SHORT TASK:
Copy out exactly the lines spanning the line with "What React, TypeScript" to the line with "const PURPLE = '#35298A';", inclusive, from the data underneath, with no pictures.

EXERCISE INPUTS:
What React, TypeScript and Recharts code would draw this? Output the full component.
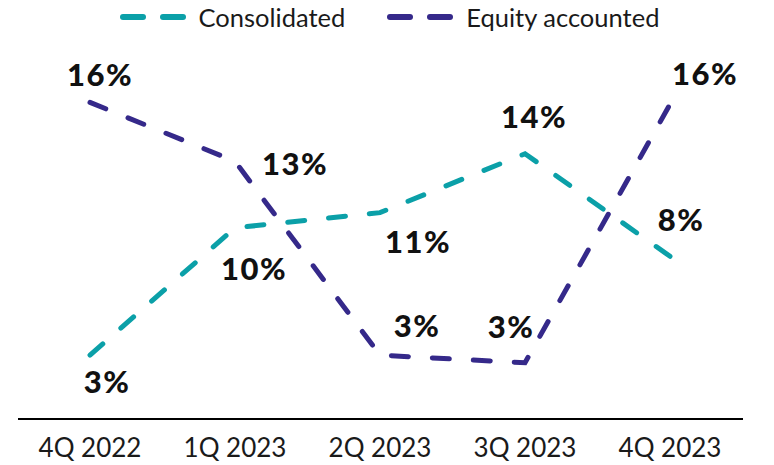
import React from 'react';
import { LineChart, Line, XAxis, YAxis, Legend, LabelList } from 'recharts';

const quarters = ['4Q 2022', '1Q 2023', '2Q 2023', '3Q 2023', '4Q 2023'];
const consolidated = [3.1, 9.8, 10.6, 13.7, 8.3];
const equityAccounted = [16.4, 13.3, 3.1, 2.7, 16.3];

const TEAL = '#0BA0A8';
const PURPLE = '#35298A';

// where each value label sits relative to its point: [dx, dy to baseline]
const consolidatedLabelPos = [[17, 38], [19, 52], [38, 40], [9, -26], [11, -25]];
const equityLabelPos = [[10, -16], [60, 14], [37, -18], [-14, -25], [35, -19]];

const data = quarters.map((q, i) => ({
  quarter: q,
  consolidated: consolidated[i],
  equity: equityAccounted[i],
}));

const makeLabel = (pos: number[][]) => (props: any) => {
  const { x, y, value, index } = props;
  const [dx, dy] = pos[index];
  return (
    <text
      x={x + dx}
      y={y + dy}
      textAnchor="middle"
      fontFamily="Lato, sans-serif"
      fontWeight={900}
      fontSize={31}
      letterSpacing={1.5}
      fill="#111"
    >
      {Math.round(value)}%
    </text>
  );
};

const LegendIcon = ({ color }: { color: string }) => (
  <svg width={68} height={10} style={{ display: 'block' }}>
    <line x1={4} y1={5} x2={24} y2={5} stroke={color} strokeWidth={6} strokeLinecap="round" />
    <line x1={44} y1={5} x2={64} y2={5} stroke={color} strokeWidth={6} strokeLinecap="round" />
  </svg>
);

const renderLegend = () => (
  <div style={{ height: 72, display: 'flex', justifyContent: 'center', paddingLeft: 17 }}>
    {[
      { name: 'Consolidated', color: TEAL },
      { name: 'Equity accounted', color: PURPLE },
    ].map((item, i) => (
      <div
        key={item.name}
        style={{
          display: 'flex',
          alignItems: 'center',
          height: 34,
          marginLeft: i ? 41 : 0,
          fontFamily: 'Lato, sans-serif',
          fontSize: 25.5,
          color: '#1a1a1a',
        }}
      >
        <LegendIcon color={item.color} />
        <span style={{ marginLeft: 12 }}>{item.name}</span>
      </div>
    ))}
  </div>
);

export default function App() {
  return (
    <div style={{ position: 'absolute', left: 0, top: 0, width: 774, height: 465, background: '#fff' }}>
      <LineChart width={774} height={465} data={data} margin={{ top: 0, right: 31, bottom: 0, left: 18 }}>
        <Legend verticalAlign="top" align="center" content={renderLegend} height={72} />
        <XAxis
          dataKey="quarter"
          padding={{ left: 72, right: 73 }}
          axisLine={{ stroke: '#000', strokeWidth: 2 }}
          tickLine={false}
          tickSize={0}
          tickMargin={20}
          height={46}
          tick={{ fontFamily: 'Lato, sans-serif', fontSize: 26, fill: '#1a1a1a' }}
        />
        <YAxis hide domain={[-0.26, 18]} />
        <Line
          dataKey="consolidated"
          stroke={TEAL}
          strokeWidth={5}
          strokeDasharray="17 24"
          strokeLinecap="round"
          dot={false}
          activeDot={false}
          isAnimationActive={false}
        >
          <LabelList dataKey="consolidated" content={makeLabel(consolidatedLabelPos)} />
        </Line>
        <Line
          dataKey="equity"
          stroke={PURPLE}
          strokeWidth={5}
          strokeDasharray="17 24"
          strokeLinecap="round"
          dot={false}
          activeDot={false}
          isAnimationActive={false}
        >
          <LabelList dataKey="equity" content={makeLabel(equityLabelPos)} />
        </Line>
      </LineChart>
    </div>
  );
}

...

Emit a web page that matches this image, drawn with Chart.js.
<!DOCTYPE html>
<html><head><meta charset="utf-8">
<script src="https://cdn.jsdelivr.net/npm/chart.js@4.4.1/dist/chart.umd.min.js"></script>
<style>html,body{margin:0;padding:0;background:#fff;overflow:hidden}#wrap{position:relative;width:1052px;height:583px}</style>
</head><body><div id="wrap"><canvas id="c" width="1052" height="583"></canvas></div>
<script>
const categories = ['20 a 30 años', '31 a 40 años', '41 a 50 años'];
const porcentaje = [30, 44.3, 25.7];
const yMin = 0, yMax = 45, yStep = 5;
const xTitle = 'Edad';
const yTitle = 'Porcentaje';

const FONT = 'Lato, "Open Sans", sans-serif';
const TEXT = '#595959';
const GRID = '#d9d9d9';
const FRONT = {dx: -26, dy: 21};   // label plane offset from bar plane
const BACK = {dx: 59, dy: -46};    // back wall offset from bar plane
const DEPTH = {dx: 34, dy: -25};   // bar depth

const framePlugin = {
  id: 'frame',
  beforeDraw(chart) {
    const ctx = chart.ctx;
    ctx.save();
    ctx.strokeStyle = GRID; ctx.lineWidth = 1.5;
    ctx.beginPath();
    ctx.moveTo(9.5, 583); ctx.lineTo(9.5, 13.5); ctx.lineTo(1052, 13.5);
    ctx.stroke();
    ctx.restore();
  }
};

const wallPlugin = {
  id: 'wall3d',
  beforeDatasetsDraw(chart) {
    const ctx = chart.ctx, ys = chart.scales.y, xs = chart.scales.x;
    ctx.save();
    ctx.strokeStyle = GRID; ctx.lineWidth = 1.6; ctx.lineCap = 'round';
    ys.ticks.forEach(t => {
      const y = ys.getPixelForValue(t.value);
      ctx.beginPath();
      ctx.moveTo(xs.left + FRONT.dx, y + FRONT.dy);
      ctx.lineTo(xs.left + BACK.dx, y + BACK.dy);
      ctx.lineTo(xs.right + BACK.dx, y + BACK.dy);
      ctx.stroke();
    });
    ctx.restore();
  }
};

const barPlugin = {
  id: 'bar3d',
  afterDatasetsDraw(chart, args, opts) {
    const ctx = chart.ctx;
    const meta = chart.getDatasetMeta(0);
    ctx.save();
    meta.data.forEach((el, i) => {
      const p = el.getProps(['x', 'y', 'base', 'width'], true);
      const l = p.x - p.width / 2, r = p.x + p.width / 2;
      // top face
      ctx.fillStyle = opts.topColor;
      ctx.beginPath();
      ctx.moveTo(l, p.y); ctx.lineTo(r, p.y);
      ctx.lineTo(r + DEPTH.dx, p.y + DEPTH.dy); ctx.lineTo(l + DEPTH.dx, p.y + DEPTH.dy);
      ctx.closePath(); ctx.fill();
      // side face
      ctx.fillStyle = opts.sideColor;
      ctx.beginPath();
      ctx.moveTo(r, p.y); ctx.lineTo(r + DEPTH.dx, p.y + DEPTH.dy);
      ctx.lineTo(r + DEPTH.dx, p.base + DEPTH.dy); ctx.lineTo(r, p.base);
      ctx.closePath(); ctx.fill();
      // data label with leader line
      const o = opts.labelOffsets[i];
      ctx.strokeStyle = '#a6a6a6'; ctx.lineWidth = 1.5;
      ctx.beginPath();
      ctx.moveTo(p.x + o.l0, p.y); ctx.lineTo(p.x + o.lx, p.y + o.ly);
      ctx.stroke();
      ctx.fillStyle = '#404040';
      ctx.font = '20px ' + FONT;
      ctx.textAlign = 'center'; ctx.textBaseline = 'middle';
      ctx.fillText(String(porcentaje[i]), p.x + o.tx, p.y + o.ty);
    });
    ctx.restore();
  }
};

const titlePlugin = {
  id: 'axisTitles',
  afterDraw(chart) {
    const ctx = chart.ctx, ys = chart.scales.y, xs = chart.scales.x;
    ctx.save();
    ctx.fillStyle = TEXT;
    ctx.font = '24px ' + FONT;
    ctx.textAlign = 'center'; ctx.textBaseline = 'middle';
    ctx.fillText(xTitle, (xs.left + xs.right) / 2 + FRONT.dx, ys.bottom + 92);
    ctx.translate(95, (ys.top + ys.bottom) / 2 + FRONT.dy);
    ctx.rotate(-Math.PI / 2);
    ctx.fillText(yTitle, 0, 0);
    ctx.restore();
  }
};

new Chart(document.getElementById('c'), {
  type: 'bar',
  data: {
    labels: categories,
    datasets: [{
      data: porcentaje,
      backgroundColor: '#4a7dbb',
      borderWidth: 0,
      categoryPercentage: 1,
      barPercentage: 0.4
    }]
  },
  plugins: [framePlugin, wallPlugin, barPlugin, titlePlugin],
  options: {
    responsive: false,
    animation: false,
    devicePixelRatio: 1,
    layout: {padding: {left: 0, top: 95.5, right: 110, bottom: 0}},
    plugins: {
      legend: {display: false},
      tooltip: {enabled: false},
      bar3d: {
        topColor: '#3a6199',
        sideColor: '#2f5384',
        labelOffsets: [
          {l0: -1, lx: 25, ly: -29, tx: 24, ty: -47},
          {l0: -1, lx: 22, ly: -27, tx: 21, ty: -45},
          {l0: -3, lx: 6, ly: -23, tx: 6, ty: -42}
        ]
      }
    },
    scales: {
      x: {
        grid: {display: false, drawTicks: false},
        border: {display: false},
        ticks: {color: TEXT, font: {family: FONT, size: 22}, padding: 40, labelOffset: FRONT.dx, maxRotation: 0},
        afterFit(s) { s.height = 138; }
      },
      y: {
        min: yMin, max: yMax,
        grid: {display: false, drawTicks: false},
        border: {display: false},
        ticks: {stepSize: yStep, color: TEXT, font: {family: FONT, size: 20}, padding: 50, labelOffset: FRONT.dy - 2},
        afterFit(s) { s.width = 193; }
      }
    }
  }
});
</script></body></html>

---

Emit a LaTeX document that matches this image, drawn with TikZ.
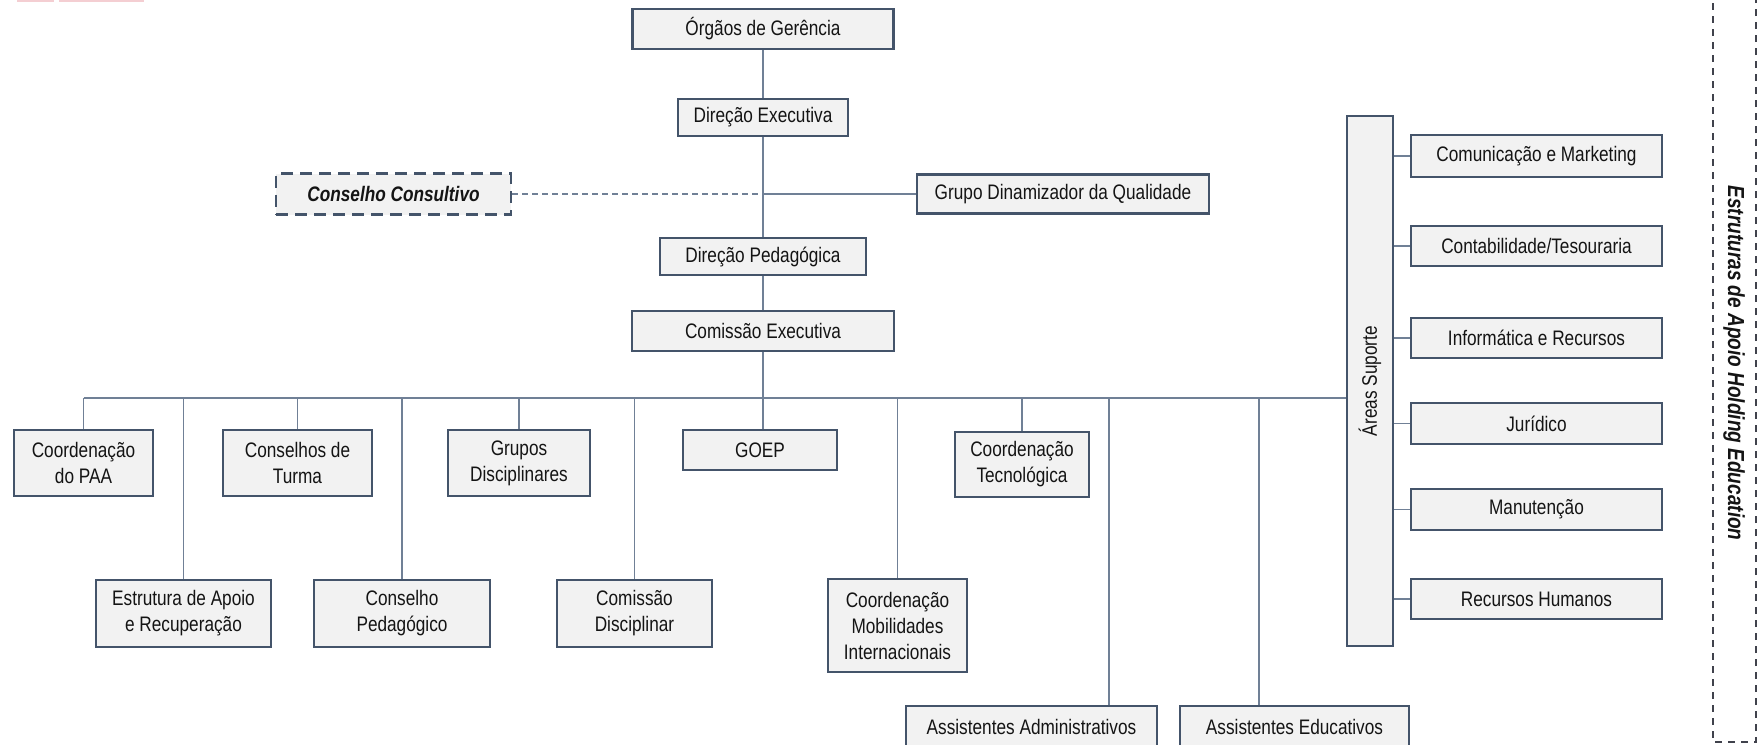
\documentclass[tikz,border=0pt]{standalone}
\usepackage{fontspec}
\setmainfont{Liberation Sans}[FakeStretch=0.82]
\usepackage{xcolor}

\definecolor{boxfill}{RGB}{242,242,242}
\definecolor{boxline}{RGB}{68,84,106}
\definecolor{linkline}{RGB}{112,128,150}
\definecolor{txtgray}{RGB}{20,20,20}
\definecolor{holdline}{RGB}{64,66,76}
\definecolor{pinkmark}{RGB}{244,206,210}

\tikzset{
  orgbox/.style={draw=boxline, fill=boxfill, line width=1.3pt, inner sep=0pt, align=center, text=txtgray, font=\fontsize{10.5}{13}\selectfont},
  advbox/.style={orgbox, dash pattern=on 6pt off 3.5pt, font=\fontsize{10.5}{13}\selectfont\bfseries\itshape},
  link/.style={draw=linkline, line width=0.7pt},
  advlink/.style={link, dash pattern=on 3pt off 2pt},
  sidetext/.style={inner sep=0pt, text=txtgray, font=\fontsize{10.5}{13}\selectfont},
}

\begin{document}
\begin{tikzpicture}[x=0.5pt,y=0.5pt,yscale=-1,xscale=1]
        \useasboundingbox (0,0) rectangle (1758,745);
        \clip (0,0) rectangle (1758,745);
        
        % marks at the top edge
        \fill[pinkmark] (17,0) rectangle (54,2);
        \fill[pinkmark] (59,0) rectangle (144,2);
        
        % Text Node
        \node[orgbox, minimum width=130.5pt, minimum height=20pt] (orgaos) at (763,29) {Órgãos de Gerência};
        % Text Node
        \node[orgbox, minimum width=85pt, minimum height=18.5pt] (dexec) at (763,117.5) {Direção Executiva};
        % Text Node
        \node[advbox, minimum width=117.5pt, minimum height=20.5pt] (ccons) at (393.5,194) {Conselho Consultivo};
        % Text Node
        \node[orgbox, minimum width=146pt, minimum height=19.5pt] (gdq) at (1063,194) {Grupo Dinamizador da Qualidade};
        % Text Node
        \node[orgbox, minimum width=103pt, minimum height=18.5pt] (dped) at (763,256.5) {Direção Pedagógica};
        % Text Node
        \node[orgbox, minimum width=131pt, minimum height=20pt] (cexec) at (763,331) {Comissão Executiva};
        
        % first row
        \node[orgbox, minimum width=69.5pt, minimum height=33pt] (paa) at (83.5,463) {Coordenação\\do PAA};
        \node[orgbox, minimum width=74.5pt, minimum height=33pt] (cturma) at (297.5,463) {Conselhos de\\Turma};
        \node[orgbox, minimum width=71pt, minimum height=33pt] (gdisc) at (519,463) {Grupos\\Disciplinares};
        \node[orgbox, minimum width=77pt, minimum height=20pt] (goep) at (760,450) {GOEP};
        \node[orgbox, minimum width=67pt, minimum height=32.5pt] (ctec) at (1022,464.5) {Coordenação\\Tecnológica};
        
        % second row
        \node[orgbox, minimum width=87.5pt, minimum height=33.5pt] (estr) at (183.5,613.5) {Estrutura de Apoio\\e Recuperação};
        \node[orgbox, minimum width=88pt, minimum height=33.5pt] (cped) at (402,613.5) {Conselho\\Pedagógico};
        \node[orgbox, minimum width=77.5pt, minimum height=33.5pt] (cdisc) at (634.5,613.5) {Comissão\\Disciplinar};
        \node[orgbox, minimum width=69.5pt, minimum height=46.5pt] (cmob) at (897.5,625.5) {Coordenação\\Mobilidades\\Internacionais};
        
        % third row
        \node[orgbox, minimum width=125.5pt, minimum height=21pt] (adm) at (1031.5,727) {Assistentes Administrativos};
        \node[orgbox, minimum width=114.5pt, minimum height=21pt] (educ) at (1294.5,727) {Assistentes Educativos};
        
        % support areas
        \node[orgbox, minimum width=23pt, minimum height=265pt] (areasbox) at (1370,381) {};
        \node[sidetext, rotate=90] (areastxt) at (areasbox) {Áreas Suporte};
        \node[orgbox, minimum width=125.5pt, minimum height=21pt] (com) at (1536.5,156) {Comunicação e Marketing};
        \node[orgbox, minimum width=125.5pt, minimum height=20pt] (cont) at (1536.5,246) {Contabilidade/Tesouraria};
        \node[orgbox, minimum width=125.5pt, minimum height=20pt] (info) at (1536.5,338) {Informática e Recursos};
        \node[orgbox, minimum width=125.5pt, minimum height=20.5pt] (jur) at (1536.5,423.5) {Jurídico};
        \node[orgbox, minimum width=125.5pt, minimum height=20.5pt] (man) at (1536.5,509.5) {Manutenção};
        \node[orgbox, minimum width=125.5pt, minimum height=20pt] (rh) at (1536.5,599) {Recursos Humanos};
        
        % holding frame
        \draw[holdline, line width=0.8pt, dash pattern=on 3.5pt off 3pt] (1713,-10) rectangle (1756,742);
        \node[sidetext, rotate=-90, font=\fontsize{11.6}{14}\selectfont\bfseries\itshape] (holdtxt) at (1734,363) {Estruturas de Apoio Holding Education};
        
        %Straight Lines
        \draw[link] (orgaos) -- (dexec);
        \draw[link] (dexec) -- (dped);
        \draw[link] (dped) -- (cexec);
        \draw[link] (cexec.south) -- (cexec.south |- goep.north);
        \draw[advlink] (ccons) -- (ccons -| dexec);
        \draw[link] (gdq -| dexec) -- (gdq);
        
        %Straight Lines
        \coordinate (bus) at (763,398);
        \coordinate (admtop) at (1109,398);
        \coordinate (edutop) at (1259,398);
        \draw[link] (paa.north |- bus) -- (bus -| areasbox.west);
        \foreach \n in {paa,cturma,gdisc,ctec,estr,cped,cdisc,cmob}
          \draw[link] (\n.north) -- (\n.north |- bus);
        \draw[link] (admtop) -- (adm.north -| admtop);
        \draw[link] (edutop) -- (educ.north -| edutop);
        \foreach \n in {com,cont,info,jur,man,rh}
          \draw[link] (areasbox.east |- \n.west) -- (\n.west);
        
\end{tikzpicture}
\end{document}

EXERCISE OUTPUT:
What React, TypeScript and Recharts code would draw this? Output the full component.
import React from 'react';
import { LineChart, Line, XAxis, YAxis, Legend, LabelList } from 'recharts';

const quarters = ['4Q 2022', '1Q 2023', '2Q 2023', '3Q 2023', '4Q 2023'];
const consolidated = [3.1, 9.8, 10.6, 13.7, 8.3];
const equityAccounted = [16.4, 13.3, 3.1, 2.7, 16.3];

const TEAL = '#0BA0A8';
const PURPLE = '#35298A';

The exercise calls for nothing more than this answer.